» Exercise instructions: Reproduce the listing below character for character; drop every image.

» Data segment:
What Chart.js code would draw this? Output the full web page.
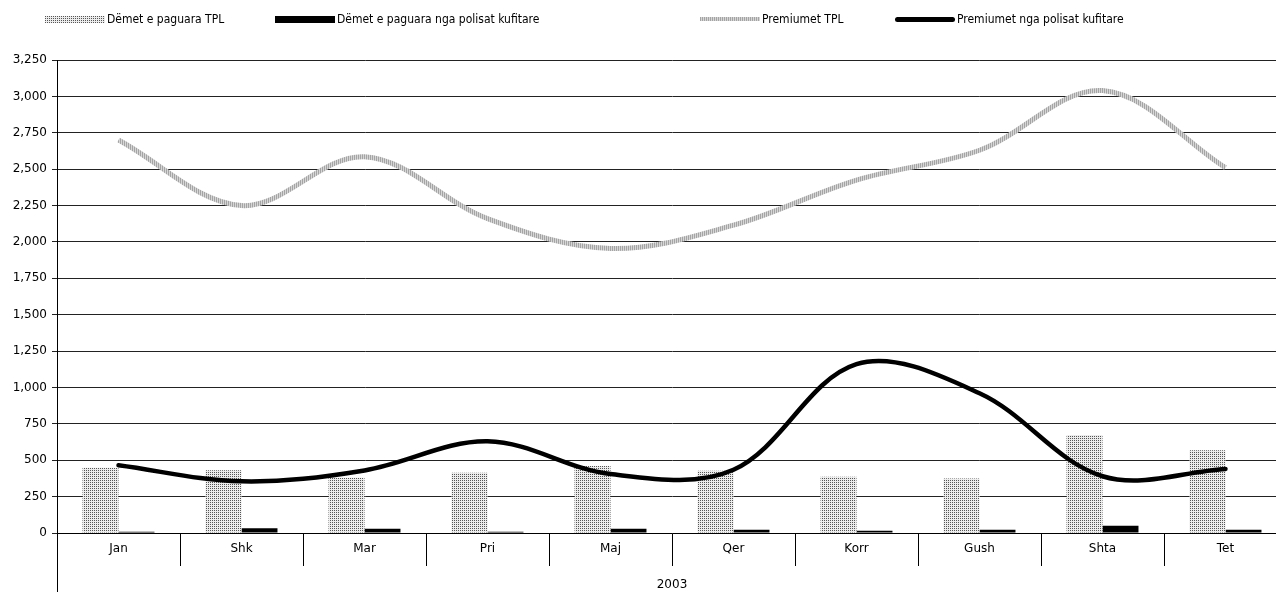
<!DOCTYPE html>
<html>
<head>
<meta charset="utf-8">
<script src="https://cdn.jsdelivr.net/npm/chart.js@4"></script>
<style>
  body { margin: 0; overflow: hidden; background: #fff; }
  #wrap { position: absolute; left: 0; top: 0; width: 1288px; height: 592px; }
  .leg { position: absolute; top: 12px; font: 12px 'DejaVu Sans Condensed', 'DejaVu Sans', sans-serif; color: #000; white-space: nowrap; display: flex; align-items: center; }
  .leg span.box { display: inline-block; width: 60px; margin-right: 2px; }
</style>
</head>
<body>
<div id="wrap"><canvas id="chart1"></canvas></div>
<div class="leg" style="left:45px"><span class="box" id="lb0" style="height:7px"></span>Dëmet e paguara TPL</div>
<div class="leg" style="left:275px"><span class="box" style="height:7px;background:#000"></span>Dëmet e paguara nga polisat kufitare</div>
<div class="leg" style="left:700px"><span class="box" id="lb2" style="height:4px"></span>Premiumet TPL</div>
<div class="leg" style="left:895px"><span class="box" style="height:5px;background:#000;border-radius:3px"></span>Premiumet nga polisat kufitare</div>
<script>
var months = ['Jan', 'Shk', 'Mar', 'Pri', 'Maj', 'Qer', 'Korr', 'Gush', 'Shta', 'Tet'];
var yearLabel = '2003';
var demetTPL = [448, 432, 380, 414, 461, 427, 386, 375, 673, 569];
var demetKufi = [8, 32, 30, 8, 30, 22, 15, 22, 50, 22];
var premTPL = [2700, 2250, 2585, 2160, 1955, 2115, 2425, 2630, 3040, 2510];
var premKufi = [465, 355, 430, 630, 405, 435, 1160, 960, 390, 440];
var seriesNames = ['Dëmet e paguara TPL', 'Dëmet e paguara nga polisat kufitare', 'Premiumet TPL', 'Premiumet nga polisat kufitare'];

// little canvases used as fill patterns
function makePattern(w, h, draw) {
  var c = document.createElement('canvas');
  c.width = w; c.height = h;
  draw(c.getContext('2d'));
  return c;
}
var dotTile = makePattern(2, 2, function (g) {
  g.fillStyle = '#ececec'; g.fillRect(0, 0, 2, 2);
  g.fillStyle = '#555'; g.fillRect(0, 0, 1, 1);
});
var stripeTile = makePattern(2, 2, function (g) {
  g.fillStyle = '#d6d6d6'; g.fillRect(0, 0, 2, 2);
  g.fillStyle = '#a4a4a4'; g.fillRect(0, 0, 1, 2);
});
document.getElementById('lb0').style.background = 'url(' + dotTile.toDataURL() + ')';
document.getElementById('lb2').style.background = 'url(' + stripeTile.toDataURL() + ')';

var ctx = document.getElementById('chart1').getContext('2d');
var dotPattern = ctx.createPattern(dotTile, 'repeat');
var stripePattern = ctx.createPattern(stripeTile, 'repeat');

Chart.defaults.font.family = "'DejaVu Sans', sans-serif";
Chart.defaults.font.size = 12;
Chart.defaults.color = '#000';

var groupLine = {
  id: 'groupLine',
  afterDraw: function (chart) {
    var c = chart.ctx, x = chart.scales.x.left;
    c.save();
    c.strokeStyle = '#000';
    c.lineWidth = 1;
    c.beginPath();
    c.moveTo(x + 0.5, chart.chartArea.bottom);
    c.lineTo(x + 0.5, chart.height);
    c.stroke();
    c.restore();
  }
};

new Chart(ctx, {
  type: 'bar',
  data: {
    labels: months,
    datasets: [
      { label: seriesNames[0], data: demetTPL, backgroundColor: dotPattern, order: 1,
        barPercentage: 1, categoryPercentage: 0.585 },
      { label: seriesNames[1], data: demetKufi, backgroundColor: '#000', order: 1,
        barPercentage: 1, categoryPercentage: 0.585 },
      { type: 'line', label: seriesNames[2], data: premTPL, borderColor: stripePattern,
        borderWidth: 5, pointRadius: 0, tension: 0.35, fill: false, order: 0 },
      { type: 'line', label: seriesNames[3], data: premKufi, borderColor: '#000',
        borderWidth: 4.5, pointRadius: 0, tension: 0.35, fill: false, order: 0,
        borderCapStyle: 'round' }
    ]
  },
  options: {
    responsive: true,
    maintainAspectRatio: false,
    animation: false,
    locale: 'en-US',
    layout: { padding: { top: 60, right: 1, left: 0, bottom: 0 } },
    plugins: { legend: { display: false }, tooltip: { enabled: false } },
    scales: {
      x: {
        grid: { offset: true, drawOnChartArea: false, tickLength: 33, color: '#000' },
        border: { color: '#000' },
        ticks: { padding: -24, maxRotation: 0 },
        title: { display: true, text: yearLabel, padding: { top: 0, bottom: 0 } },
        afterFit: function (s) { s.height = 59; }
      },
      y: {
        min: 0, max: 3250,
        ticks: { stepSize: 250, padding: 5 },
        grid: { color: '#222', tickLength: 5 },
        border: { color: '#000' },
        afterFit: function (s) { s.width = 57; }
      }
    }
  },
  plugins: [groupLine]
});
</script>
</body>
</html>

» Output:
What Chart.js code would draw this? Output the full web page.
<!DOCTYPE html>
<html>
<head>
<meta charset="utf-8">
<script src="https://cdn.jsdelivr.net/npm/chart.js@4"></script>
<style>
  body { margin: 0; overflow: hidden; background: #fff; }
  #wrap { position: absolute; left: 0; top: 0; width: 1288px; height: 592px; }
  .leg { position: absolute; top: 12px; font: 12px 'DejaVu Sans Condensed', 'DejaVu Sans', sans-serif; color: #000; white-space: nowrap; display: flex; align-items: center; }
  .leg span.box { display: inline-block; width: 60px; margin-right: 2px; }
</style>
</head>
<body>
<div id="wrap"><canvas id="chart1"></canvas></div>
<div class="leg" style="left:45px"><span class="box" id="lb0" style="height:7px"></span>Dëmet e paguara TPL</div>
<div class="leg" style="left:275px"><span class="box" style="height:7px;background:#000"></span>Dëmet e paguara nga polisat kufitare</div>
<div class="leg" style="left:700px"><span class="box" id="lb2" style="height:4px"></span>Premiumet TPL</div>
<div class="leg" style="left:895px"><span class="box" style="height:5px;background:#000;border-radius:3px"></span>Premiumet nga polisat kufitare</div>
<script>
var months = ['Jan', 'Shk', 'Mar', 'Pri', 'Maj', 'Qer', 'Korr', 'Gush', 'Shta', 'Tet'];
var yearLabel = '2003';
var demetTPL = [448, 432, 380, 414, 461, 427, 386, 375, 673, 569];
var demetKufi = [8, 32, 30, 8, 30, 22, 15, 22, 50, 22];
var premTPL = [2700, 2250, 2585, 2160, 1955, 2115, 2425, 2630, 3040, 2510];
var premKufi = [465, 355, 430, 630, 405, 435, 1160, 960, 390, 440];
var seriesNames = ['Dëmet e paguara TPL', 'Dëmet e paguara nga polisat kufitare', 'Premiumet TPL', 'Premiumet nga polisat kufitare'];

// little canvases used as fill patterns
function makePattern(w, h, draw) {
  var c = document.createElement('canvas');
  c.width = w; c.height = h;
  draw(c.getContext('2d'));
  return c;
}
var dotTile = makePattern(2, 2, function (g) {
  g.fillStyle = '#ececec'; g.fillRect(0, 0, 2, 2);
  g.fillStyle = '#555'; g.fillRect(0, 0, 1, 1);
});
var stripeTile = makePattern(2, 2, function (g) {
  g.fillStyle = '#d6d6d6'; g.fillRect(0, 0, 2, 2);
  g.fillStyle = '#a4a4a4'; g.fillRect(0, 0, 1, 2);
});
document.getElementById('lb0').style.background = 'url(' + dotTile.toDataURL() + ')';
document.getElementById('lb2').style.background = 'url(' + stripeTile.toDataURL() + ')';

var ctx = document.getElementById('chart1').getContext('2d');
var dotPattern = ctx.createPattern(dotTile, 'repeat');
var stripePattern = ctx.createPattern(stripeTile, 'repeat');

Chart.defaults.font.family = "'DejaVu Sans', sans-serif";
Chart.defaults.font.size = 12;
Chart.defaults.color = '#000';

var groupLine = {
  id: 'groupLine',
  afterDraw: function (chart) {
    var c = chart.ctx, x = chart.scales.x.left;
    c.save();
    c.strokeStyle = '#000';
    c.lineWidth = 1;
    c.beginPath();
    c.moveTo(x + 0.5, chart.chartArea.bottom);
    c.lineTo(x + 0.5, chart.height);
    c.stroke();
    c.restore();
  }
};

new Chart(ctx, {
  type: 'bar',
  data: {
    labels: months,
    datasets: [
      { label: seriesNames[0], data: demetTPL, backgroundColor: dotPattern, order: 1,
        barPercentage: 1, categoryPercentage: 0.585 },
      { label: seriesNames[1], data: demetKufi, backgroundColor: '#000', order: 1,
        barPercentage: 1, categoryPercentage: 0.585 },
      { type: 'line', label: seriesNames[2], data: premTPL, borderColor: stripePattern,
        borderWidth: 5, pointRadius: 0, tension: 0.35, fill: false, order: 0 },
      { type: 'line', label: seriesNames[3], data: premKufi, borderColor: '#000',
        borderWidth: 4.5, pointRadius: 0, tension: 0.35, fill: false, order: 0,
        borderCapStyle: 'round' }
    ]
  },
  options: {
    responsive: true,
    maintainAspectRatio: false,
    animation: false,
    locale: 'en-US',
    layout: { padding: { top: 60, right: 1, left: 0, bottom: 0 } },
    plugins: { legend: { display: false }, tooltip: { enabled: false } },
    scales: {
      x: {
        grid: { offset: true, drawOnChartArea: false, tickLength: 33, color: '#000' },
        border: { color: '#000' },
        ticks: { padding: -24, maxRotation: 0 },
        title: { display: true, text: yearLabel, padding: { top: 0, bottom: 0 } },
        afterFit: function (s) { s.height = 59; }
      },
      y: {
        min: 0, max: 3250,
        ticks: { stepSize: 250, padding: 5 },
        grid: { color: '#222', tickLength: 5 },
        border: { color: '#000' },
        afterFit: function (s) { s.width = 57; }
      }
    }
  },
  plugins: [groupLine]
});
</script>
</body>
</html>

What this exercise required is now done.